**What the task asks**
Quote every line below exactly and skip any picture.

**Information provided**
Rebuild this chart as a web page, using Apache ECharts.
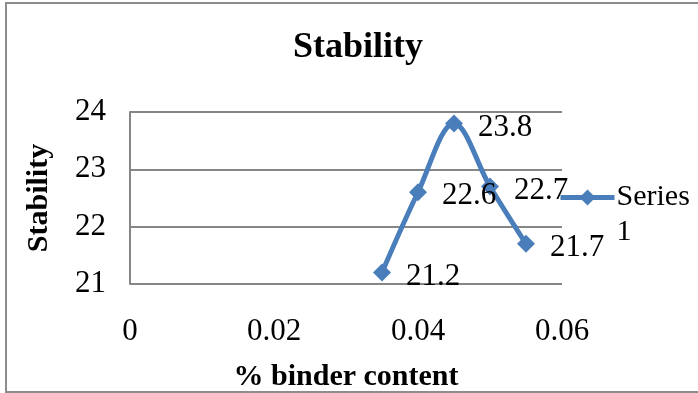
<!DOCTYPE html>
<html>
<head>
<meta charset="utf-8">
<script src="https://cdn.jsdelivr.net/npm/echarts@6/dist/echarts.min.js"></script>
<style>
html,body{margin:0;padding:0;background:#fff;}
#chart{width:698px;height:393px;}
</style>
</head>
<body>
<div id="chart"></div>
<script>
const binderContent = [0.035, 0.04, 0.045, 0.05, 0.055];
const stabilityValues = [21.2, 22.6, 23.8, 22.7, 21.7];
const seriesName = 'Series 1';
const titleText = 'Stability';
const xAxisName = '% binder content';
const yAxisName = 'Stability';

const FONT = '"Liberation Serif", "Times New Roman", serif';
const chart = echarts.init(document.getElementById('chart'), null, {renderer: 'canvas'});
chart.setOption({
  backgroundColor: '#fff',
  animation: false,
  title: {
    text: titleText,
    left: 353, top: 25, textAlign: 'center',
    textStyle: {fontFamily: FONT, fontWeight: 'bold', fontSize: 36, color: '#000'}
  },
  graphic: [{
    type: 'rect', silent: true,
    shape: {x: 6, y: 3, width: 700, height: 389},
    style: {fill: 'none', stroke: '#8c8c8c', lineWidth: 2}
  }],
  legend: {
    left: 553, top: 136,
    orient: 'vertical',
    itemWidth: 54, itemHeight: 20, itemGap: 4,
    lineStyle: {width: 5, color: '#4A7EBB'},
    itemStyle: {color: '#4A7EBB'},
    formatter: function(n){ return '\n' + n.replace(' ', '\n'); },
    textStyle: {fontFamily: FONT, fontSize: 30, color: '#000', lineHeight: 35, padding: [8,0,0,-3]},
    data: [{name: seriesName}]
  },
  grid: {left: 130, right: 136, top: 112, bottom: 107},
  xAxis: {
    type: 'value', min: 0, max: 0.06, interval: 0.02,
    name: xAxisName, nameLocation: 'middle', nameGap: 78,
    nameTextStyle: {fontFamily: FONT, fontWeight: 'bold', fontSize: 30, color: '#000'},
    axisLine: {show: false}, axisTick: {show: false},
    splitLine: {show: false},
    axisLabel: {fontFamily: FONT, fontSize: 31, color: '#000', margin: 32}
  },
  yAxis: {
    type: 'value', min: 21, max: 24, interval: 1,
    name: yAxisName, nameLocation: 'middle', nameGap: 76, nameRotate: 90,
    nameTextStyle: {fontFamily: FONT, fontWeight: 'bold', fontSize: 30, color: '#000'},
    axisLine: {show: true, lineStyle: {color: '#868686', width: 2}},
    axisTick: {show: false},
    splitLine: {show: true, lineStyle: {color: '#868686', width: 2}},
    axisLabel: {fontFamily: FONT, fontSize: 31, color: '#000', margin: 24}
  },
  series: [{
    name: seriesName,
    type: 'line',
    smooth: 0.35,
    data: binderContent.map((x, i) => [x, stabilityValues[i]]),
    symbol: 'diamond', symbolSize: 18,
    lineStyle: {color: '#4A7EBB', width: 5},
    itemStyle: {color: '#4A7EBB'},
    label: {
      show: true, position: 'right', distance: 15, offset: [0, 4],
      fontFamily: FONT, fontSize: 31, color: '#000',
      formatter: p => p.value[1].toFixed(1)
    }
  }]
});
</script>
</body>
</html>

**Correct result**
Rebuild this chart as a web page, using Apache ECharts.
<!DOCTYPE html>
<html>
<head>
<meta charset="utf-8">
<script src="https://cdn.jsdelivr.net/npm/echarts@6/dist/echarts.min.js"></script>
<style>
html,body{margin:0;padding:0;background:#fff;}
#chart{width:698px;height:393px;}
</style>
</head>
<body>
<div id="chart"></div>
<script>
const binderContent = [0.035, 0.04, 0.045, 0.05, 0.055];
const stabilityValues = [21.2, 22.6, 23.8, 22.7, 21.7];
const seriesName = 'Series 1';
const titleText = 'Stability';
const xAxisName = '% binder content';
const yAxisName = 'Stability';

const FONT = '"Liberation Serif", "Times New Roman", serif';
const chart = echarts.init(document.getElementById('chart'), null, {renderer: 'canvas'});
chart.setOption({
  backgroundColor: '#fff',
  animation: false,
  title: {
    text: titleText,
    left: 353, top: 25, textAlign: 'center',
    textStyle: {fontFamily: FONT, fontWeight: 'bold', fontSize: 36, color: '#000'}
  },
  graphic: [{
    type: 'rect', silent: true,
    shape: {x: 6, y: 3, width: 700, height: 389},
    style: {fill: 'none', stroke: '#8c8c8c', lineWidth: 2}
  }],
  legend: {
    left: 553, top: 136,
    orient: 'vertical',
    itemWidth: 54, itemHeight: 20, itemGap: 4,
    lineStyle: {width: 5, color: '#4A7EBB'},
    itemStyle: {color: '#4A7EBB'},
    formatter: function(n){ return '\n' + n.replace(' ', '\n'); },
    textStyle: {fontFamily: FONT, fontSize: 30, color: '#000', lineHeight: 35, padding: [8,0,0,-3]},
    data: [{name: seriesName}]
  },
  grid: {left: 130, right: 136, top: 112, bottom: 107},
  xAxis: {
    type: 'value', min: 0, max: 0.06, interval: 0.02,
    name: xAxisName, nameLocation: 'middle', nameGap: 78,
    nameTextStyle: {fontFamily: FONT, fontWeight: 'bold', fontSize: 30, color: '#000'},
    axisLine: {show: false}, axisTick: {show: false},
    splitLine: {show: false},
    axisLabel: {fontFamily: FONT, fontSize: 31, color: '#000', margin: 32}
  },
  yAxis: {
    type: 'value', min: 21, max: 24, interval: 1,
    name: yAxisName, nameLocation: 'middle', nameGap: 76, nameRotate: 90,
    nameTextStyle: {fontFamily: FONT, fontWeight: 'bold', fontSize: 30, color: '#000'},
    axisLine: {show: true, lineStyle: {color: '#868686', width: 2}},
    axisTick: {show: false},
    splitLine: {show: true, lineStyle: {color: '#868686', width: 2}},
    axisLabel: {fontFamily: FONT, fontSize: 31, color: '#000', margin: 24}
  },
  series: [{
    name: seriesName,
    type: 'line',
    smooth: 0.35,
    data: binderContent.map((x, i) => [x, stabilityValues[i]]),
    symbol: 'diamond', symbolSize: 18,
    lineStyle: {color: '#4A7EBB', width: 5},
    itemStyle: {color: '#4A7EBB'},
    label: {
      show: true, position: 'right', distance: 15, offset: [0, 4],
      fontFamily: FONT, fontSize: 31, color: '#000',
      formatter: p => p.value[1].toFixed(1)
    }
  }]
});
</script>
</body>
</html>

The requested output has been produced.